WHAT YOU SHOULD DO → Print the records below exactly, starting at the first line and stopping after the line that contains "72.3, 72.2, 72];". Leave out any pictures.

[Records with drawing code]
↓↓↓

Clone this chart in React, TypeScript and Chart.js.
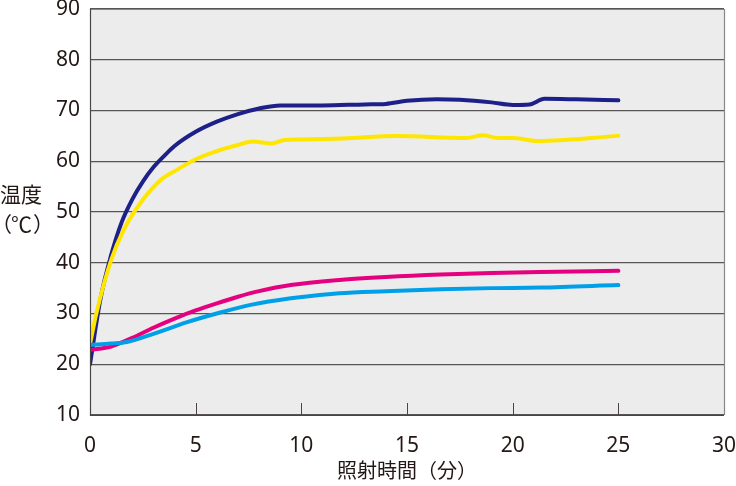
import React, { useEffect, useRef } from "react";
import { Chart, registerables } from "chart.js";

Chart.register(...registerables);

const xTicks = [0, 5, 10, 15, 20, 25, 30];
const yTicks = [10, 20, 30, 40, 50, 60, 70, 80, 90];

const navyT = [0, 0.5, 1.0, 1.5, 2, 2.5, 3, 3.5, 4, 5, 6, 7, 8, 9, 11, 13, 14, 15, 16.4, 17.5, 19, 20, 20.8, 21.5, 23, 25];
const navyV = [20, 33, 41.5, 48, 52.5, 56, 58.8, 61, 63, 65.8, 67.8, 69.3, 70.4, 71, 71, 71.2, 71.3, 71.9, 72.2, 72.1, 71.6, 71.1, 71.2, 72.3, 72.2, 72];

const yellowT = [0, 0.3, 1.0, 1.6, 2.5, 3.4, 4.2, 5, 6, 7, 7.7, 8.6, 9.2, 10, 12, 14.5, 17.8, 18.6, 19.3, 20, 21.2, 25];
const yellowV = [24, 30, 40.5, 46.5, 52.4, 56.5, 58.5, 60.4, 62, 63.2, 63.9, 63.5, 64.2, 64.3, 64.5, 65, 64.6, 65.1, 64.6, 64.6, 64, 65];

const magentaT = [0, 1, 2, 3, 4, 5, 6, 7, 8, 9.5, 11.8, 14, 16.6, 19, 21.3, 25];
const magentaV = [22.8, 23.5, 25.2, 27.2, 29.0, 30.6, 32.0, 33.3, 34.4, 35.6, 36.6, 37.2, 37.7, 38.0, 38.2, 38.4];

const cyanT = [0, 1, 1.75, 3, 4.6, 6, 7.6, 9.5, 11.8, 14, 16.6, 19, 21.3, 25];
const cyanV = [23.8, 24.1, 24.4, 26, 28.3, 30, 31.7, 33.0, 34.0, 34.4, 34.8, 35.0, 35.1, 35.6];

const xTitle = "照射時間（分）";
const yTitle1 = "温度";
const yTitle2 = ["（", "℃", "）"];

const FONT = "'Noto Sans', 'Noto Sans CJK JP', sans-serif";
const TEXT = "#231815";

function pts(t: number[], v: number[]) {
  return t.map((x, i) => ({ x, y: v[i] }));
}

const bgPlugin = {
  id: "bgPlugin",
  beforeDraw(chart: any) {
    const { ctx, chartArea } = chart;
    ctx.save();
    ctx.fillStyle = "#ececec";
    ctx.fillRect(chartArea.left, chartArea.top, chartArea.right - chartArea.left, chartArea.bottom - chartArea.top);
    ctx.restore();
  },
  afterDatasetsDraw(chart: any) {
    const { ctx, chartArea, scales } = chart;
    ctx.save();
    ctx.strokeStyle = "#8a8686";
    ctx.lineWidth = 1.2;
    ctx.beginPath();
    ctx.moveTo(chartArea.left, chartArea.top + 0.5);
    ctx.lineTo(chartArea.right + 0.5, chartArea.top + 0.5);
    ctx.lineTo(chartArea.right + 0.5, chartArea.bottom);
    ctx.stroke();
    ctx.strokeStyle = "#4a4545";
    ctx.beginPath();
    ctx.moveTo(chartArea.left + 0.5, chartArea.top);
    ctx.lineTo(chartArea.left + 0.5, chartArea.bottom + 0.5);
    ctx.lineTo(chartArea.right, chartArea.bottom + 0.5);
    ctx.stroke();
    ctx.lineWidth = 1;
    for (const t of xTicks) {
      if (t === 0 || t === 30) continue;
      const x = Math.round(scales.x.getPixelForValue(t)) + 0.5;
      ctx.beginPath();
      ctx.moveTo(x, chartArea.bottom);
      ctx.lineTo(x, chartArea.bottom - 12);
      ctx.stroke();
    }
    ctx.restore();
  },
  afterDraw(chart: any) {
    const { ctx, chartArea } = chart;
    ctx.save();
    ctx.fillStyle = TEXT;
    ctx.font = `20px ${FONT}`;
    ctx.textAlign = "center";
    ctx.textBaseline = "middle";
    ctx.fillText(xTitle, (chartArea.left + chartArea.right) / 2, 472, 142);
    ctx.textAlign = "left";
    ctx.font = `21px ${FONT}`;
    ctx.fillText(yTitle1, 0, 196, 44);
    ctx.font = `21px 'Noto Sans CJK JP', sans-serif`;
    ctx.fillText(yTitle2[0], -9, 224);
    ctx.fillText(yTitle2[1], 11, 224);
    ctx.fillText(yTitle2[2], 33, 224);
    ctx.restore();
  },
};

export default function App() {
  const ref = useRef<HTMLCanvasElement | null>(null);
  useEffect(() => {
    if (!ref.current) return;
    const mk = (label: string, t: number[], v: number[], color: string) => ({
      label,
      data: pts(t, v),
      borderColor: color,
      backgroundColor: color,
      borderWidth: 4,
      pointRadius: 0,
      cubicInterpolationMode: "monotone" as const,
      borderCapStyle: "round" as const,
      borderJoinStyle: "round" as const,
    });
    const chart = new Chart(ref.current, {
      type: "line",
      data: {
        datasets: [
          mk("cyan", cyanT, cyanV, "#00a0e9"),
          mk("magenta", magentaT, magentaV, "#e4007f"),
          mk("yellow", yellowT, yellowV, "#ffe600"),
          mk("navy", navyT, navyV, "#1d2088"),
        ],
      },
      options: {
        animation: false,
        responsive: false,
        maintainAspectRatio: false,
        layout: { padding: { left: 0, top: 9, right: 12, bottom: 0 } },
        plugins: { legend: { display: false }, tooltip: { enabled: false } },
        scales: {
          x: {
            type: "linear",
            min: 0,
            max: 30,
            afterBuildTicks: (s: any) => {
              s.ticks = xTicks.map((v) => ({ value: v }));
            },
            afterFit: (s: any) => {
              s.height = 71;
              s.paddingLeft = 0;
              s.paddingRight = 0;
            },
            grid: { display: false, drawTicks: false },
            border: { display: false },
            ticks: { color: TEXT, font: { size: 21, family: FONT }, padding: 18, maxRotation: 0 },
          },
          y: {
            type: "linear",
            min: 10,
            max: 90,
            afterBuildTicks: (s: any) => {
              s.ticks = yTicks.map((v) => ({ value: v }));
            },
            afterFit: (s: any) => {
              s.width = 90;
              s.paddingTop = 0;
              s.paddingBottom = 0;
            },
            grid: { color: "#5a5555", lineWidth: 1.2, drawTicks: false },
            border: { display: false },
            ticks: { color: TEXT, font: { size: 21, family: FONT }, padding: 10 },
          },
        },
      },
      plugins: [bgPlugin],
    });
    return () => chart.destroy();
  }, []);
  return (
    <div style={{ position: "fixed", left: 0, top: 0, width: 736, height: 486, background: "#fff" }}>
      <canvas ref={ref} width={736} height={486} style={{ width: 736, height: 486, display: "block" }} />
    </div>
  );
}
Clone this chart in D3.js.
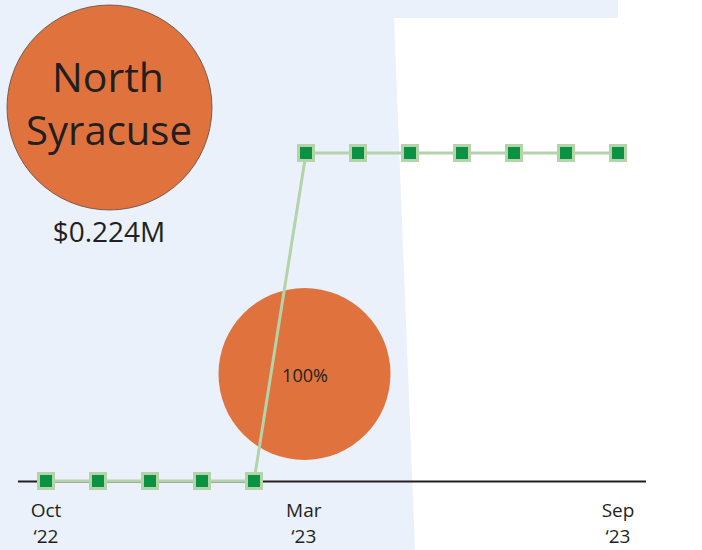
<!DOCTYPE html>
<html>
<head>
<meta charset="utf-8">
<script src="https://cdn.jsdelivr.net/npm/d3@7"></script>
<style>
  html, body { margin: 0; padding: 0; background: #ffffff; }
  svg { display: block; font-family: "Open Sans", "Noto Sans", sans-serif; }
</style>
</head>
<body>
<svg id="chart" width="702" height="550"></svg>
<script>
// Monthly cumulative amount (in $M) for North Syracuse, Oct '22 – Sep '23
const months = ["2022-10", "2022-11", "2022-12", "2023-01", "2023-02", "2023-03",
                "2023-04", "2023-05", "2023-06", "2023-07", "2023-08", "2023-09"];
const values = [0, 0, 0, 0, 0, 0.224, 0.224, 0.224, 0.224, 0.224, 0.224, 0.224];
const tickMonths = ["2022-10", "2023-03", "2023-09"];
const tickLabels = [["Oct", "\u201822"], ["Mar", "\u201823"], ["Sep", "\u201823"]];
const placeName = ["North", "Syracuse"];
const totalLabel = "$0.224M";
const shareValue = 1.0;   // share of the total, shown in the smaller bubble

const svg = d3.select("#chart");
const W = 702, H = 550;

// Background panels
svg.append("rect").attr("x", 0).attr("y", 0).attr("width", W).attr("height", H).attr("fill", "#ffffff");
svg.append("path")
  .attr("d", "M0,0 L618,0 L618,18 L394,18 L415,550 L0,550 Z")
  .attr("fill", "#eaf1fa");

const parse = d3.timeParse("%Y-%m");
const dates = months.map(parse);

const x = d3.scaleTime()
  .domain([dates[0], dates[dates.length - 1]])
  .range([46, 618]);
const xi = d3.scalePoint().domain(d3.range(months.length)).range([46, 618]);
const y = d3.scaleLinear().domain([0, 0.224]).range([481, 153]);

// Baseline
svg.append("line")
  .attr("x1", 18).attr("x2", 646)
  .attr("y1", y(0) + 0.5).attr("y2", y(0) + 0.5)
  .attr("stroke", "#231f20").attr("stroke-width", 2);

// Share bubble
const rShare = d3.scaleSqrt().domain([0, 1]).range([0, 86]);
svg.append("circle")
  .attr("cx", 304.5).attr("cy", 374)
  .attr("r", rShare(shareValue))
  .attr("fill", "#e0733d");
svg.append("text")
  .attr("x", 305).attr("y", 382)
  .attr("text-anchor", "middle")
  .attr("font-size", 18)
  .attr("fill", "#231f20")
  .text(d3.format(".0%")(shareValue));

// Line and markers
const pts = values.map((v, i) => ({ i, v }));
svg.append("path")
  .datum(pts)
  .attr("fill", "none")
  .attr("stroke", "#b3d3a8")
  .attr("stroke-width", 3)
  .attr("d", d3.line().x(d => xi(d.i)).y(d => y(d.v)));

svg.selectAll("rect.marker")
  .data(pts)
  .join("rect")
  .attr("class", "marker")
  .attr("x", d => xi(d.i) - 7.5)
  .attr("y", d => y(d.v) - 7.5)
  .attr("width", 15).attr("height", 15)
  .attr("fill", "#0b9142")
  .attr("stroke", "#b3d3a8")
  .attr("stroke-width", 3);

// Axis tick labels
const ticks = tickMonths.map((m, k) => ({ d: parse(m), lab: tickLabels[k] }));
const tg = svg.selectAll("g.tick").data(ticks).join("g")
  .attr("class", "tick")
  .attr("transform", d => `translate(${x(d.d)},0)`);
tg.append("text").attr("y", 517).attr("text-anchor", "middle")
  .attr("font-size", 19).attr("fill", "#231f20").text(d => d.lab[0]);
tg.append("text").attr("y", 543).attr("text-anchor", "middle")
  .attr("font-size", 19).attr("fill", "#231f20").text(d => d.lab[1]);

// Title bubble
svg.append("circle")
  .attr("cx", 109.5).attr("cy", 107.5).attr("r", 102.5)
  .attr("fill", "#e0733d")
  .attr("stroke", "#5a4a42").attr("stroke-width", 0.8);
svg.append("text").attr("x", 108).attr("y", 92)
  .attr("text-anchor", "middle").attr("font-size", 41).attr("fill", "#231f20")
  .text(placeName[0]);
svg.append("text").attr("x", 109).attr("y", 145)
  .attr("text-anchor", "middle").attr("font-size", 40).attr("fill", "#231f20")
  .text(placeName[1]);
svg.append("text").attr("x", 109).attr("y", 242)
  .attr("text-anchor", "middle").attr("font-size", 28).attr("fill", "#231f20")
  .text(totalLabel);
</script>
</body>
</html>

↑↑↑

RESULT FOR THIS TASK →
Clone this chart in React, TypeScript and Chart.js.
import React, { useEffect, useRef } from "react";
import { Chart, registerables } from "chart.js";

Chart.register(...registerables);

const xTicks = [0, 5, 10, 15, 20, 25, 30];
const yTicks = [10, 20, 30, 40, 50, 60, 70, 80, 90];

const navyT = [0, 0.5, 1.0, 1.5, 2, 2.5, 3, 3.5, 4, 5, 6, 7, 8, 9, 11, 13, 14, 15, 16.4, 17.5, 19, 20, 20.8, 21.5, 23, 25];
const navyV = [20, 33, 41.5, 48, 52.5, 56, 58.8, 61, 63, 65.8, 67.8, 69.3, 70.4, 71, 71, 71.2, 71.3, 71.9, 72.2, 72.1, 71.6, 71.1, 71.2, 72.3, 72.2, 72];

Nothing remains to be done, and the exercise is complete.